Besides, China's rapid economic development has created a significant impact on the world political and economic landscapes. All this should make the EU realize that China's development is inseparable from the rest of the world and vice versa.
As a responsible country, China has served as an active force in maintaining world peace and promoting common development. China will unswervingly travel the road of peaceful development and pursue a mutually beneficial strategy with other countries to ensure lasting world peace and to build a harmonious international community so that all countries can enjoy prosperity.
There is no reason for the EU to see China's rapid economic development as a threat. Instead, it should see China's emergence as a rare opportunity to boost its own development.
Since China is still a developing country, its market mechanism has certain imperfections - in the field of intellectual property rights (IPR), for example. But it has taken effective measures to cleanse its market and make its enterprises more creditable and law-abiding. This has made domestic enterprises resist fake and substandard products and create a good market environment for IPR protection.
But instead of appreciating the tangible progress that China has made, the EU has criticized China's investment environment. In its latest (Sept 2) report on European companies' status in China, the EU Chamber of Commerce in China, which consists of China-based European enterprises, has called China a market with one of the harshest administrative regulations.
The report says that giving EU companies freer access to the market and creating a "fairer" environment for them will not only help China attract more European investments, but will also help it develop a more balanced economic development model. It adds that to let the EU play a bigger role in the process, China should treat European companies more fairly. In other words, the EU chamber wants China to continue treating European companies favorably.
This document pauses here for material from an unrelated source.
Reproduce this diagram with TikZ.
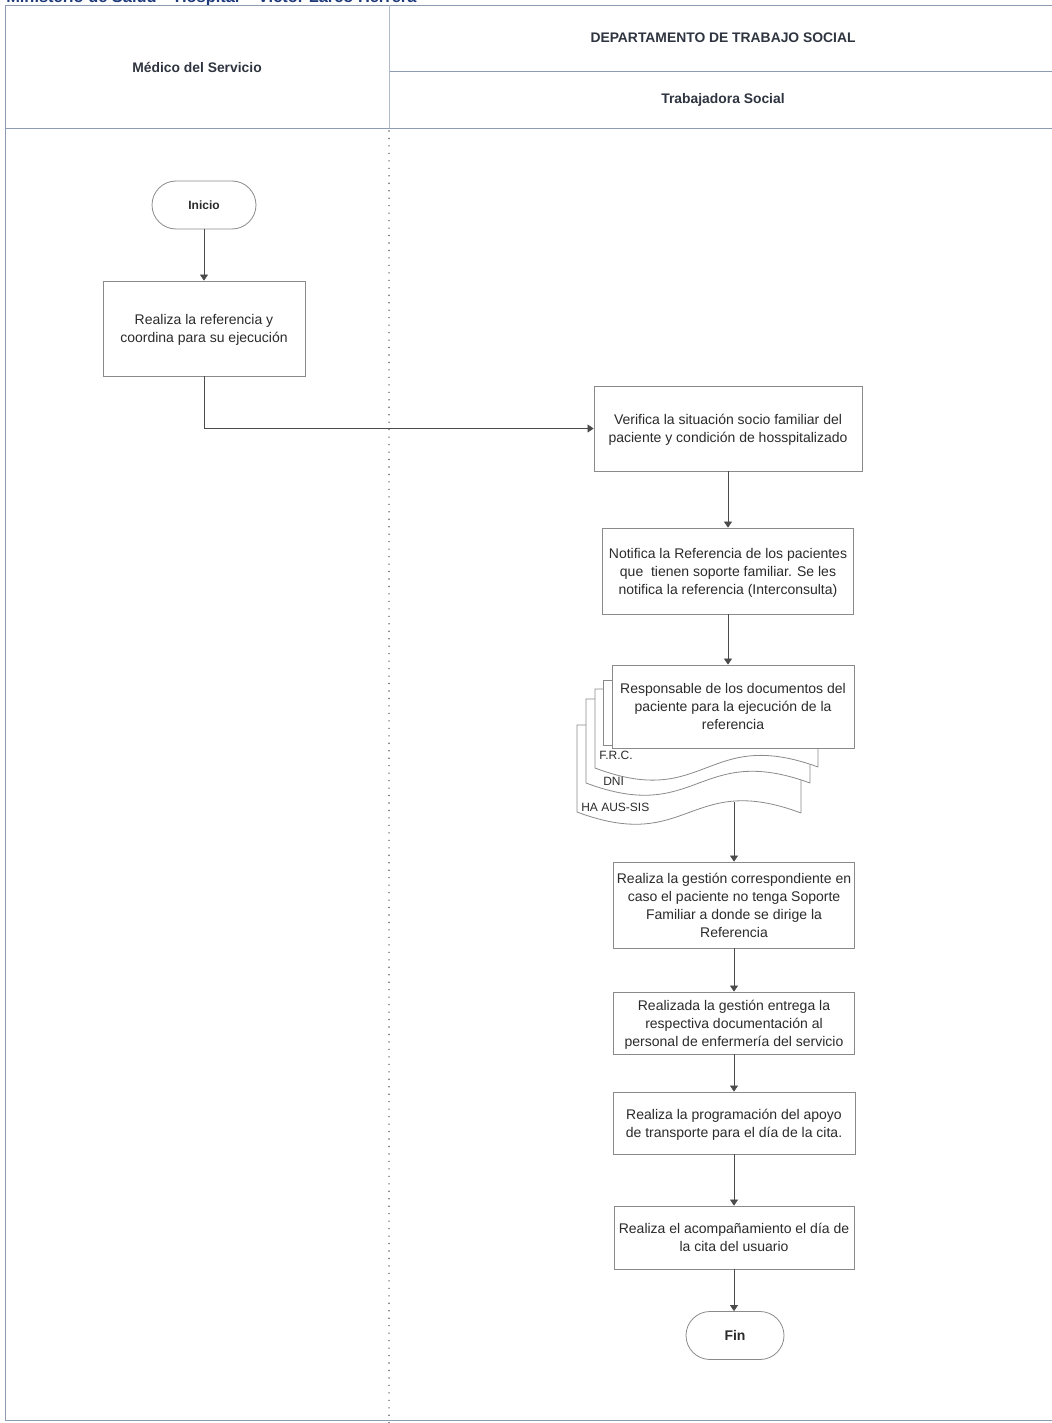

Every country's economic development and market undergo constant changes, and China is no exception. In the early years of reform and opening-up, China did offer foreign investors "super-national treatment", mainly through tax exemptions. But that was because the country's political and economic systems then were somewhat unfavorable to foreign investment. But since 30 years of reform and opening-up have changed the conditions, China has decided to end the favorable policies from next month and create a level playing field for foreign and domestic companies.
China's economic development has entered a new stage. Its market institutions are well-developed now and foreign enterprises' operation costs have dropped substantially. And since Chinese companies have grown, too, foreign ventures are facing increasingly fierce competition in the domestic market.
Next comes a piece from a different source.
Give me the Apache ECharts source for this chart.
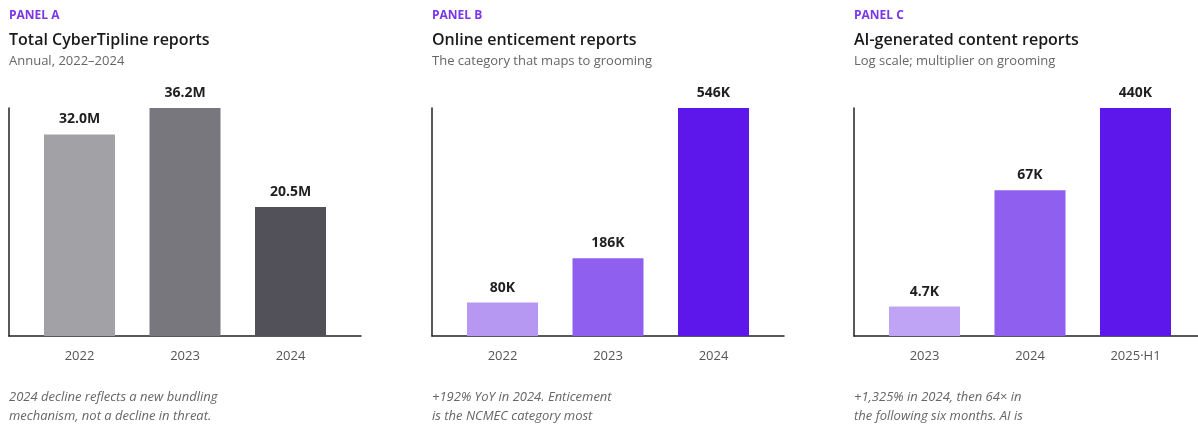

The EU should not view the growing competition its companies face in China today as deterioration of the domestic investment environment. Rather than complaining about the Chinese government's decision, the EU should restructure its enterprises' investment and operations in China to cash in on the enormous economic opportunities that the country's fast development has to offer.
The author is deputy director of the Institute of European Studies, affiliated to the Chinese Academy of Social Sciences.